Aquí, venerables hermanos y amados hijos, podemos repetir las conocidas palabras de San Cipriano mártir: “¡Oh bendita prisión que conduces a los hombres al cielo! ¡Oh benditos pies encadenados que con benéficos pasos van directos al paraíso!”
Estas palabras se adecúan extraordinariamente a estos santos mártires que derramaron su sangre por la fe cristiana y por la defensa de los sagrados derechos que el romano pontífice debería recibir. Lo mismo sucede con la aureola de santidad, su justa glorificación aquí en el mismo centro del mundo católico, cerca del glorioso sepulcro del Príncipe de los apóstoles, a través del instrumento que Nos somos, como herederos y sucesores de San Pedro.

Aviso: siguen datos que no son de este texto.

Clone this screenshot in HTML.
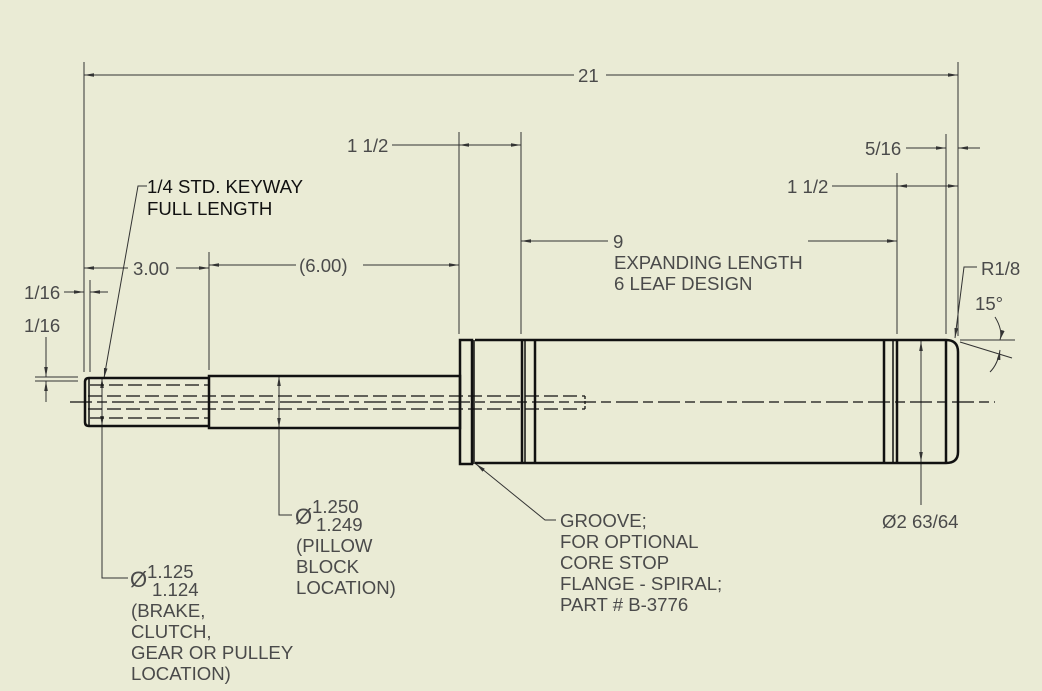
<!DOCTYPE html>
<html><head><meta charset="utf-8"><style>
html,body{margin:0;padding:0;background:#EAEBD5;}
svg{display:block}
text{font-family:"Liberation Sans",Arial,sans-serif;font-size:18.6px;fill:#4a4a4a}
.k{fill:#111}
</style></head><body>
<svg width="1042" height="691" viewBox="0 0 1042 691" xmlns="http://www.w3.org/2000/svg">
<defs>
<marker id="a" viewBox="0 0 10 6" refX="10" refY="3" markerWidth="10" markerHeight="6" markerUnits="userSpaceOnUse" orient="auto-start-reverse">
<path d="M0,1.2 L10,3 L0,4.8 Z" fill="#333"/>
</marker>
</defs>
<rect width="1042" height="691" fill="#EAEBD5"/>
<g stroke="#333" stroke-width="1" fill="none">
<line x1="84" y1="62" x2="84" y2="372"/>
<line x1="958" y1="62" x2="958" y2="336"/>
<line x1="459" y1="132" x2="459" y2="334"/>
<line x1="521" y1="132" x2="521" y2="334"/>
<line x1="946" y1="134" x2="946" y2="334"/>
<line x1="897" y1="173" x2="897" y2="334"/>
<line x1="209" y1="252" x2="209" y2="370"/>
<line x1="90" y1="280" x2="90" y2="372"/>
<line x1="84" y1="75" x2="574" y2="75" marker-start="url(#a)"/>
<line x1="606" y1="75" x2="958" y2="75" marker-end="url(#a)"/>
<line x1="392" y1="145" x2="521" y2="145" marker-end="url(#a)"/>
<line x1="459" y1="145" x2="470" y2="145" marker-start="url(#a)"/>
<line x1="906" y1="148" x2="946" y2="148" marker-end="url(#a)"/>
<line x1="980" y1="148" x2="958" y2="148" marker-end="url(#a)"/>
<line x1="832" y1="186" x2="958" y2="186" marker-end="url(#a)"/>
<line x1="897" y1="186" x2="908" y2="186" marker-start="url(#a)"/>
<line x1="521" y1="241" x2="608" y2="241" marker-start="url(#a)"/>
<line x1="808" y1="241" x2="897" y2="241" marker-end="url(#a)"/>
<line x1="84" y1="268" x2="128" y2="268" marker-start="url(#a)"/>
<line x1="176" y1="268" x2="209" y2="268" marker-end="url(#a)"/>
<line x1="209" y1="265" x2="296" y2="265" marker-start="url(#a)"/>
<line x1="363" y1="265" x2="459" y2="265" marker-end="url(#a)"/>
<line x1="64" y1="292" x2="84" y2="292" marker-end="url(#a)"/>
<line x1="108" y1="292" x2="90" y2="292" marker-end="url(#a)"/>
<line x1="35" y1="377" x2="78" y2="377"/>
<line x1="35" y1="381" x2="78" y2="381"/>
<line x1="46" y1="337" x2="46" y2="377" marker-end="url(#a)"/>
<line x1="46" y1="402" x2="46" y2="381" marker-end="url(#a)"/>
<polyline points="147,186 138,186 104,378" marker-end="url(#a)"/>
<line x1="102" y1="378" x2="102" y2="426" marker-start="url(#a)" marker-end="url(#a)"/>
<polyline points="102,426 102,578 128,578"/>
<line x1="279" y1="376" x2="279" y2="428" marker-start="url(#a)" marker-end="url(#a)"/>
<polyline points="279,428 279,515 292,515"/>
<polyline points="556,520 545,520 476,464" marker-end="url(#a)"/>
<line x1="921" y1="341" x2="921" y2="462" marker-start="url(#a)" marker-end="url(#a)"/>
<line x1="921" y1="462" x2="921" y2="505"/>
<polyline points="977,267 964,267 955,338" marker-end="url(#a)"/>
<line x1="960" y1="340" x2="1015" y2="340"/>
<line x1="960" y1="342" x2="1012" y2="358"/>
<path d="M995,317 Q1003,330 1000,340" marker-end="url(#a)"/>
<path d="M990,372 Q998,364 1000,350" marker-end="url(#a)"/>
</g>
<g stroke="#111" stroke-width="2.5" fill="none">
<path d="M209,378 L89,378 Q85,378 85,382 L85,422 Q85,426 89,426 L209,426"/>
<line x1="89" y1="378" x2="89" y2="426" stroke-width="1.5"/>
<rect x="209" y="376" width="251" height="52"/>
<rect x="460" y="340" width="12" height="124"/>
<line x1="474" y1="340" x2="474" y2="464" stroke-width="1.5"/>
<path d="M475,340 L946,340 Q958,340 958,352 L958,452 Q958,463 946,463 L475,463"/>
<line x1="522" y1="340" x2="522" y2="463"/>
<line x1="525" y1="340" x2="525" y2="463" stroke-width="1.5"/>
<line x1="535" y1="340" x2="535" y2="463"/>
<line x1="884" y1="340" x2="884" y2="463"/>
<line x1="893" y1="340" x2="893" y2="463" stroke-width="1.5"/>
<line x1="897" y1="340" x2="897" y2="463"/>
<line x1="946" y1="340" x2="946" y2="463"/>
</g>
<g stroke="#111" stroke-width="1.3" fill="none">
<line x1="90" y1="385" x2="209" y2="385" stroke-dasharray="14,5"/>
<line x1="90" y1="418" x2="209" y2="418" stroke-dasharray="14,5"/>
<line x1="88" y1="396" x2="585" y2="396" stroke-dasharray="14,5"/>
<line x1="88" y1="409" x2="585" y2="409" stroke-dasharray="14,5"/>
<line x1="585" y1="396" x2="585" y2="409" stroke-dasharray="3,2"/>
<line x1="70" y1="402" x2="995" y2="402" stroke-dasharray="22,5,10,5"/>
</g>
<text x="578" y="82">21</text>
<text x="347" y="152">1 1/2</text>
<text x="865" y="155">5/16</text>
<text x="787" y="193">1 1/2</text>
<text x="613" y="248">9</text>
<text x="614" y="269">EXPANDING LENGTH</text>
<text x="614" y="290">6 LEAF DESIGN</text>
<text x="133" y="275">3.00</text>
<text x="299" y="272">(6.00)</text>
<text x="24" y="299">1/16</text>
<text x="24" y="332">1/16</text>
<text class="k" x="147" y="193">1/4 STD. KEYWAY</text>
<text class="k" x="147" y="215">FULL LENGTH</text>
<text x="130" y="587" style="font-size:22px">Ø</text>
<text x="147" y="578">1.125</text>
<text x="152" y="596">1.124</text>
<text x="131" y="617">(BRAKE,</text>
<text x="131" y="638">CLUTCH,</text>
<text x="131" y="659">GEAR OR PULLEY</text>
<text x="131" y="680">LOCATION)</text>
<text x="295" y="524" style="font-size:22px">Ø</text>
<text x="312" y="513">1.250</text>
<text x="316" y="531">1.249</text>
<text x="296" y="552">(PILLOW</text>
<text x="296" y="573">BLOCK</text>
<text x="296" y="594">LOCATION)</text>
<text x="560" y="527">GROOVE;</text>
<text x="560" y="548">FOR OPTIONAL</text>
<text x="560" y="569">CORE STOP</text>
<text x="560" y="590">FLANGE - SPIRAL;</text>
<text x="560" y="611">PART # B-3776</text>
<text x="882" y="528">Ø2 63/64</text>
<text x="981" y="275">R1/8</text>
<text x="975" y="310">15°</text>
</svg>
</body></html>
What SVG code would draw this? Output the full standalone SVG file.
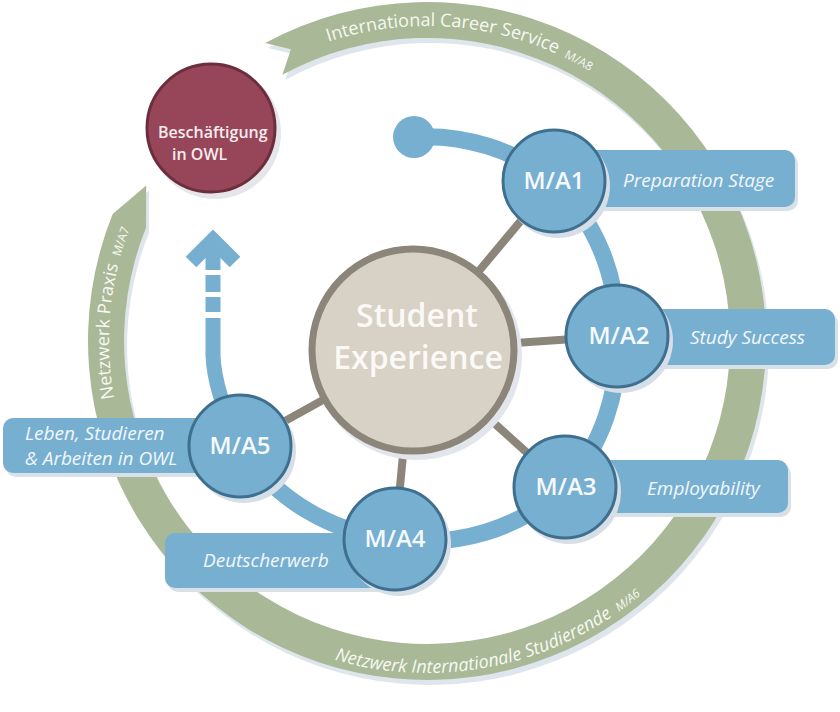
<svg xmlns="http://www.w3.org/2000/svg" width="840" height="712" viewBox="0 0 840 712">
<defs>
<style>
.band{fill:#a9b896}
.bandsh{fill:#dfe5ec}
.bt{font-family:'Open Sans','Liberation Sans',sans-serif;font-size:18px;fill:#f6f8f2}
.sm{font-size:12px}
.spoke{stroke:#8b857a;stroke-width:8;fill:none}
.ring{stroke:#77afd1;stroke-width:17;fill:none}
.blue{fill:#77afd1}
.bx{fill:#77afd1}
.bxsh{fill:#d8e0e8}
.lt{font-family:'Open Sans','Liberation Sans',sans-serif;font-size:19px;font-style:italic;fill:#f2f7fb}
.node{fill:#77afd1;stroke:#3f6f8e;stroke-width:3}
.nsh{fill:#d6dee7}
.nt{font-family:'Open Sans','Liberation Sans',sans-serif;font-size:24px;font-weight:600;fill:#f5f9fc;text-anchor:middle}
.arr{stroke:#77afd1;stroke-width:15;fill:none}
</style>
<path id="pTop" d="M 293.9 55.5 A 315 315 0 0 1 668.3 138.5"/>
<path id="pBot" d="M 261 628.5 A 332 332 0 0 0 681.3 554.4"/>
<path id="pLeft" d="M 138.8 475.4 A 318 318 0 0 1 222.6 97.4"/>
</defs>
<rect width="840" height="712" fill="#ffffff"/>

<g id="ring-band">
<path class="bandsh" transform="translate(3,5)" d="M 265.2 43.1 A 339 339 0 1 1 112.7 214 L 146.2 185.4 L 146.1 227.5 A 303 303 0 1 0 282.4 74.7 L 290.9 49.2 Z"/>
<path class="band" d="M 265.2 43.1 A 339 339 0 1 1 112.7 214 L 146.2 185.4 L 146.1 227.5 A 303 303 0 1 0 282.4 74.7 L 290.9 49.2 Z"/>
<text class="bt"><textPath href="#pTop" startOffset="37">International Career Service<tspan class="sm" dx="8">M/A8</tspan></textPath></text>
<text class="bt" font-style="italic" font-size="18.5"><textPath href="#pBot" startOffset="80">Netzwerk Internationale Studierende<tspan class="sm" dx="8">M/A6</tspan></textPath></text>
<text class="bt"><textPath href="#pLeft" startOffset="81">Netzwerk Praxis<tspan class="sm" dx="8">M/A7</tspan></textPath></text>
</g>

<g id="connectors">
<line class="spoke" x1="413" y1="350" x2="554" y2="181"/>
<line class="spoke" x1="413" y1="350" x2="617" y2="336"/>
<line class="spoke" x1="413" y1="350" x2="565" y2="487"/>
<line class="spoke" x1="413" y1="350" x2="395" y2="539"/>
<line class="spoke" x1="413" y1="350" x2="240" y2="446"/>
<path class="ring" d="M 414 137 A 207 207 0 0 1 554 181 A 207 207 0 0 1 617 336 A 207 207 0 0 1 565 487 A 207 207 0 0 1 395 539 A 207 207 0 0 1 240 446"/>
<path class="arr" d="M 240 446 Q 214 390 213 355 L 213 318"/>
<line class="arr" x1="213" y1="297" x2="213" y2="312"/>
<line class="arr" x1="213" y1="275" x2="213" y2="292"/>
<line class="arr" x1="213" y1="244" x2="213" y2="270"/>
<polyline class="arr" stroke-linejoin="miter" points="191,262 213,240 235,262"/>
<circle class="blue" cx="414" cy="137" r="21"/>
</g>

<g id="label-prep">
<rect class="bxsh" x="563" y="154" width="235" height="57" rx="10"/>
<rect class="bx" x="560" y="150" width="235" height="57" rx="10"/>
<text class="lt" x="623" y="187">Preparation Stage</text>
</g>
<g id="label-study">
<rect class="bxsh" x="623" y="313" width="215" height="56" rx="10"/>
<rect class="bx" x="620" y="309" width="215" height="56" rx="10"/>
<text class="lt" x="690" y="344">Study Success</text>
</g>
<g id="label-employ">
<rect class="bxsh" x="573" y="464" width="218" height="53" rx="10"/>
<rect class="bx" x="570" y="460" width="218" height="53" rx="10"/>
<text class="lt" x="647" y="495">Employability</text>
</g>
<g id="label-leben">
<rect class="bxsh" x="6" y="422" width="236" height="55" rx="10"/>
<rect class="bx" x="3" y="418" width="236" height="55" rx="10"/>
<text class="lt" font-size="17.5" x="25" y="440">Leben, Studieren</text>
<text class="lt" font-size="17.5" x="25" y="465">&amp; Arbeiten in OWL</text>
</g>
<g id="label-deutsch">
<rect class="bxsh" x="168" y="537" width="230" height="55" rx="10"/>
<rect class="bx" x="165" y="533" width="230" height="55" rx="10"/>
<text class="lt" x="203" y="567">Deutscherwerb</text>
</g>

<g id="node-ma1">
<circle class="nsh" cx="558" cy="186" r="52"/>
<circle class="node" cx="554" cy="181" r="51"/>
<text class="nt" x="554" y="189">M/A1</text>
</g>
<g id="node-ma2">
<circle class="nsh" cx="621" cy="341" r="52"/>
<circle class="node" cx="617" cy="336" r="51"/>
<text class="nt" x="619" y="344">M/A2</text>
</g>
<g id="node-ma3">
<circle class="nsh" cx="569" cy="492" r="52"/>
<circle class="node" cx="565" cy="487" r="51"/>
<text class="nt" x="566" y="495">M/A3</text>
</g>
<g id="node-ma4">
<circle class="nsh" cx="399" cy="544" r="52"/>
<circle class="node" cx="395" cy="539" r="51"/>
<text class="nt" x="395" y="547">M/A4</text>
</g>
<g id="node-ma5">
<circle class="nsh" cx="244" cy="451" r="52"/>
<circle class="node" cx="240" cy="446" r="51"/>
<text class="nt" x="240" y="454">M/A5</text>
</g>

<g id="node-student">
<circle cx="417" cy="355" r="105" fill="#e2e6ec"/>
<circle cx="413" cy="350" r="101" fill="#d8d1c5" stroke="#8b857a" stroke-width="7"/>
<text font-family="'Open Sans','Liberation Sans',sans-serif" font-size="32" font-weight="600" fill="#fbf9f5" text-anchor="middle"><tspan x="417" y="327">Student</tspan><tspan x="418" y="369">Experience</tspan></text>
</g>

<g id="node-beschaeftigung">
<circle cx="215" cy="133" r="66" fill="#e4e6ea"/>
<circle cx="211" cy="128" r="64" fill="#974659" stroke="#6c2d3c" stroke-width="3"/>
<text font-family="'Open Sans','Liberation Sans',sans-serif" font-size="16" font-weight="600" fill="#f6ecef"><tspan x="158" y="138">Beschäftigung</tspan><tspan x="172" y="160">in OWL</tspan></text>
</g>
</svg>
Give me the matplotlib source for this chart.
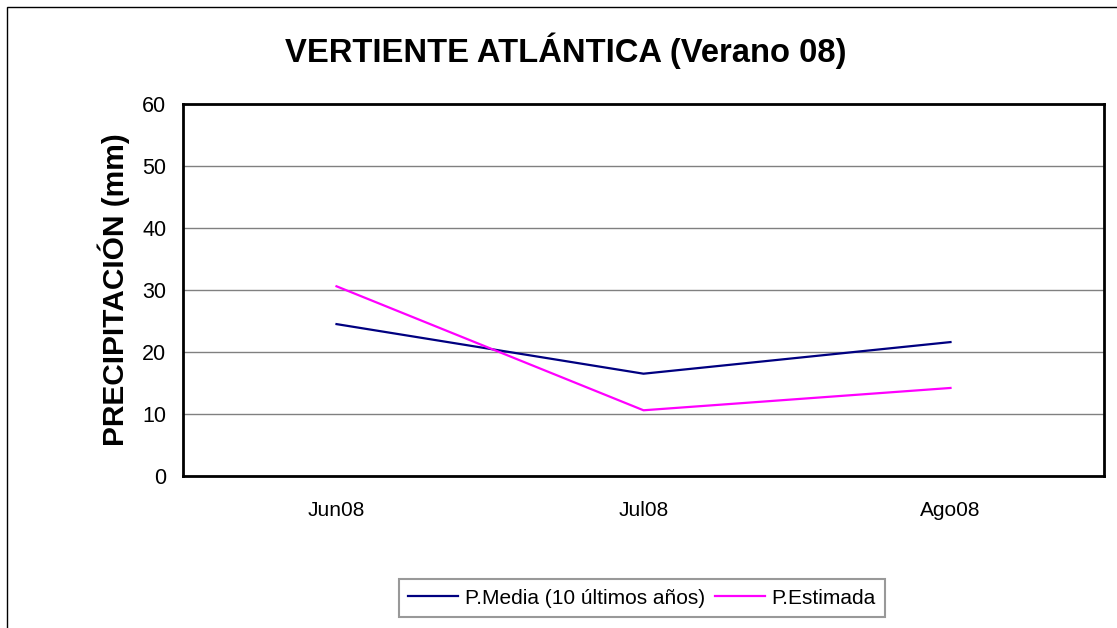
import matplotlib
matplotlib.use("Agg")
import matplotlib.pyplot as plt
from matplotlib.patches import Rectangle

categories = ["Jun08", "Jul08", "Ago08"]
p_media = [24.5, 16.5, 21.6]
p_estimada = [30.6, 10.6, 14.2]
yticks = [0, 10, 20, 30, 40, 50, 60]

plt.rcParams['font.family'] = ['Liberation Sans', 'DejaVu Sans']

W, H = 1117, 628
fig = plt.figure(figsize=(W/100, H/100), dpi=100)
fig.patch.set_facecolor('white')

# outer chart border
fig.patches.append(Rectangle((7/W, -0.1), 1.2, 1 - 7/H + 0.1, transform=fig.transFigure,
                             fill=False, edgecolor='black', linewidth=1.0))

left, right, top, bottom = 183, 1104, 104, 476
ax = fig.add_axes([left/W, 1 - bottom/H, (right-left)/W, (bottom-top)/H])

x = list(range(len(categories)))
ax.plot(x, p_media, color='#000080', linewidth=1.6, label='P.Media (10 últimos años)')
ax.plot(x, p_estimada, color='#FF00FF', linewidth=1.6, label='P.Estimada')

ax.set_xlim(-0.5, 2.5)
ax.set_ylim(0, 60)
ax.set_yticks(yticks)
ax.set_xticks(x)
ax.set_xticklabels(categories)
ax.yaxis.grid(True, color='#808080', linewidth=1.0)
ax.set_axisbelow(True)
for s in ax.spines.values():
    s.set_linewidth(2.0)
    s.set_color('black')
ax.tick_params(axis='y', length=0, labelsize=15.5, pad=12)
ax.tick_params(axis='x', length=0, labelsize=15, pad=18)

ax.set_ylabel('PRECIPITACIÓN (mm)', fontsize=21.5, fontweight='bold', labelpad=9)

fig.text(566/W, 1 - 51/H, 'VERTIENTE ATLÁNTICA (Verano 08)', ha='center', va='center',
         fontsize=23.6, fontweight='bold')

leg = fig.legend(loc='center', bbox_to_anchor=(642/W, 1 - 598/H), ncol=2, fontsize=15,
                 frameon=True, fancybox=False, edgecolor='#808080', handlelength=2.4,
                 columnspacing=0.5, handletextpad=0.3, borderpad=0.45, borderaxespad=0)
leg.get_frame().set_linewidth(1.5)

fig.savefig('out.png', dpi=100)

Y ahora solo nos queda alentaros, con corazón paternal, a todos vosotros que llenos de veneración estáis congregados a nuestro alrededor, así como a aquellos que, dondequiera que estén, se confiesan hijos nuestros en Cristo. Os exhortamos a imitar con toda diligencia las grandes virtudes de estos santos mártires, y a suplicar su poderosa protección para vosotros y para la Iglesia militante. Aunque nosotros no seamos llamados a derramar nuestra sangre por la defensa de la santa ley de Dios, todos debemos, según la expresión de San Basilio, con la abnegación evangélica, con la mortificación cristiana de nuestros cuerpos, con esfuerzo enérgico por la virtud, “ser mártires de deseo, para compartir con los mártires su recompensa celestial”.
Deseamos además que con vuestras oraciones ardientes, invocando el patronazgo de los nuevos santos, pidáis al Señor que lo que es tan querido a nuestro corazón —a saber, Inglaterra—, en palabras de San Pablo, “meditando el feliz final que coronó la vida” de aquellos dos mártires, “los siga en su fe”, y vuelva a la Casa del Padre “en la unidad de la fe y el conocimiento del Hijo de Dios”.
Que aquellos que todavía están separados de Nos consideren atentamente las antiguas glorias de su Iglesia que fueron al mismo tiempo reflejo e incremento de las glorias de la Iglesia de Roma. Que consideren, además, y recuerden que esta Sede Apostólica ha estado esperándolos mucho tiempo y muy ansiosamente, no como si vinieran a una morada extraña, sino como si volvieran finalmente al hogar paterno. En definitiva, repitamos la oración divina de nuestro Señor Jesucristo: “Que todos sean uno. Como tú, Padre, en mí, y yo en ti, que ellos también sean uno en nosotros”. Amén.